Dr. Howard Bauchner has been editor-in-chief of JAMA and JAMA Network since 2011, but he’s been on administrative leave since March when comments about structural racism made by another editor on the publication’s podcast, and a tweet promoting the podcast, sparked outrage.
“I remain profoundly disappointed in myself for the lapses that led to the publishing of the tweet and podcast,” Dr. Bauchner said in the announcement. “Although I did not write or even see the tweet, or create the podcast, as editor-in-chief, I am ultimately responsible for them.”
Dr. Edward Livingston, a deputy editor at JAMA — who is white — said structural racism no longer existed in the U.S. during a Feb. 24 podcast, The New York Times reported.
“Structural racism is an unfortunate term,” Dr. Livingston, said during the podcast, according to The Times. “Personally, I think taking racism out of the conversation will help. Many people like myself are offended by the implication that we are somehow racist.”
In a now-deleted tweet promoting the podcast, The New York Times said the journal wrote, “No physician is racist, so how can there be structural racism in health care?”
Livingston later resigned, the Times reported.
Over 9,000 individuals have signed a change.org petition following the podcast and accompanying tweet calling for a review of Bauchner’s leadership as well as changes in the editorial process to ensure a more inclusive publication.
“The podcast and associated promotional message are extremely problematic for minoritized members of our medical community,” the petition, created by the Institute for Antiracism in Medicine, says. “Racism was created with intention and must therefore be undone with intention.
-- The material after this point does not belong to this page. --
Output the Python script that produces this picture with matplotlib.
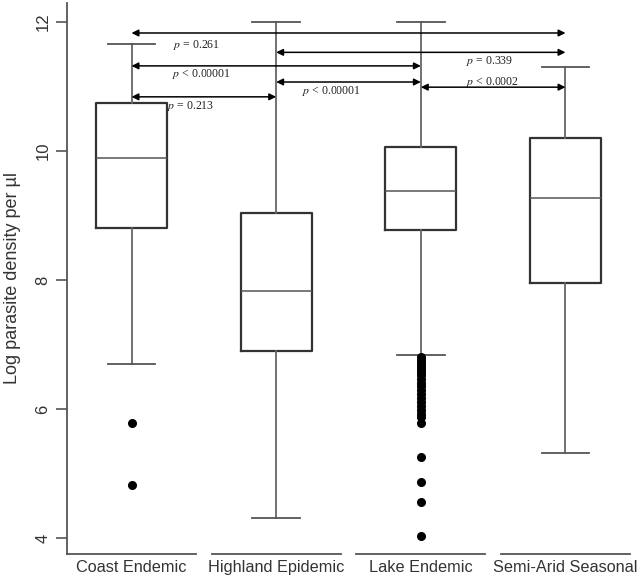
import matplotlib
matplotlib.use("Agg")
from matplotlib import pyplot as plt

plt.rcParams['font.family'] = ['Liberation Sans', 'DejaVu Sans']
plt.rcParams['mathtext.fontset'] = 'stix'

# box summaries
regions = ['Coast Endemic', 'Highland Epidemic', 'Lake Endemic', 'Semi-Arid Seasonal']
whisker_low = [6.70, 4.31, 6.84, 5.32]
q1 = [8.81, 6.90, 8.78, 7.95]
median = [9.89, 7.83, 9.38, 9.27]
q3 = [10.74, 9.04, 10.06, 10.20]
whisker_high = [11.66, 12.0, 12.0, 11.30]
outliers = [
    [5.78, 4.82],
    [],
    [6.80, 6.76, 6.72, 6.67, 6.62, 6.57, 6.52, 6.46, 6.41, 6.35, 6.29,
     6.23, 6.17, 6.11, 6.05, 5.99, 5.93, 5.88, 5.78, 5.26, 4.87, 4.56, 4.03],
    [],
]

# pairwise comparisons: (from group, to group, arrow height, label)
pairs = [(1, 4, 11.83, '$p$ = 0.261'),
         (2, 4, 11.53, '$p$ = 0.339'),
         (1, 3, 11.32, '$p$ < 0.00001'),
         (2, 3, 11.07, '$p$ < 0.00001'),
         (3, 4, 10.99, '$p$ < 0.0002'),
         (1, 2, 10.84, '$p$ = 0.213')]
label_pos = [(1.287, 11.64, 'left'), (3.474, 11.40, 'center'),
             (1.280, 11.19, 'left'), (2.180, 10.93, 'left'),
             (3.315, 11.07, 'left'), (1.246, 10.70, 'left')]

stats = []
for i in range(len(regions)):
    stats.append(dict(label=regions[i], whislo=whisker_low[i], q1=q1[i],
                      med=median[i], q3=q3[i], whishi=whisker_high[i],
                      fliers=outliers[i]))

fig = plt.figure(figsize=(6.42, 5.78), dpi=100)
ax = fig.add_axes([67/642, 24/578, 563/642, 551/578])

pos = list(range(1, len(regions) + 1))
ax.bxp(stats, positions=pos, widths=0.49, capwidths=0.33,
       boxprops=dict(color='#333333', linewidth=1.6),
       medianprops=dict(color='#555555', linewidth=1.1),
       whiskerprops=dict(color='#666666', linewidth=1.3),
       capprops=dict(color='#555555', linewidth=1.3),
       flierprops=dict(marker='o', markerfacecolor='black',
                       markeredgecolor='black', markersize=5.5))

for (a, b, y, lab), (tx, ty, ha) in zip(pairs, label_pos):
    ax.annotate('', xy=(b, y), xytext=(a, y),
                arrowprops=dict(arrowstyle='<|-|>', color='black', lw=1.1,
                                shrinkA=0, shrinkB=0, mutation_scale=10))
    ax.text(tx, ty, lab, ha=ha, va='center', fontsize=8.5,
            family=['Liberation Serif', 'DejaVu Serif'], color='#222222')

ax.set_xlim(0.554, 4.446)
ax.set_ylim(3.752, 12.295)
ax.set_yticks([4, 6, 8, 10, 12])
ax.set_yticklabels(['4', '6', '8', '10', '12'], rotation=90, va='center')
ax.tick_params(axis='y', length=8, width=1.2, color='#555555',
               labelsize=12, pad=4, labelcolor='#333333')
ax.tick_params(axis='x', length=0, labelsize=11.7, pad=4, labelcolor='#333333')
ax.set_xticks(pos)
ax.set_xticklabels(regions)
ax.set_ylabel('Log parasite density per µl', fontsize=13, color='#333333',
              labelpad=10)

for s in ['top', 'right', 'bottom']:
    ax.spines[s].set_visible(False)
ax.spines['left'].set_color('#555555')
ax.spines['left'].set_linewidth(1.3)

# R-style broken baseline under each group
for p in pos:
    ax.plot([p - 0.446, p + 0.446], [3.752, 3.752], color='#555555',
            lw=1.3, clip_on=False)

plt.savefig('out.png', dpi=100)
Structural racism has deeply permeated the field of medicine and must be actively dissolved through proper antiracist education and purposeful equitable policy creation.”
In place of the now-deleted podcast is an apology from Bauchner.
“Comments made in the podcast were inaccurate, offensive, hurtful, and inconsistent with the standards of JAMA,” Bauchner said in the minute-long audio clip. “Racism and structural racism exist in the U.S. and in health care.”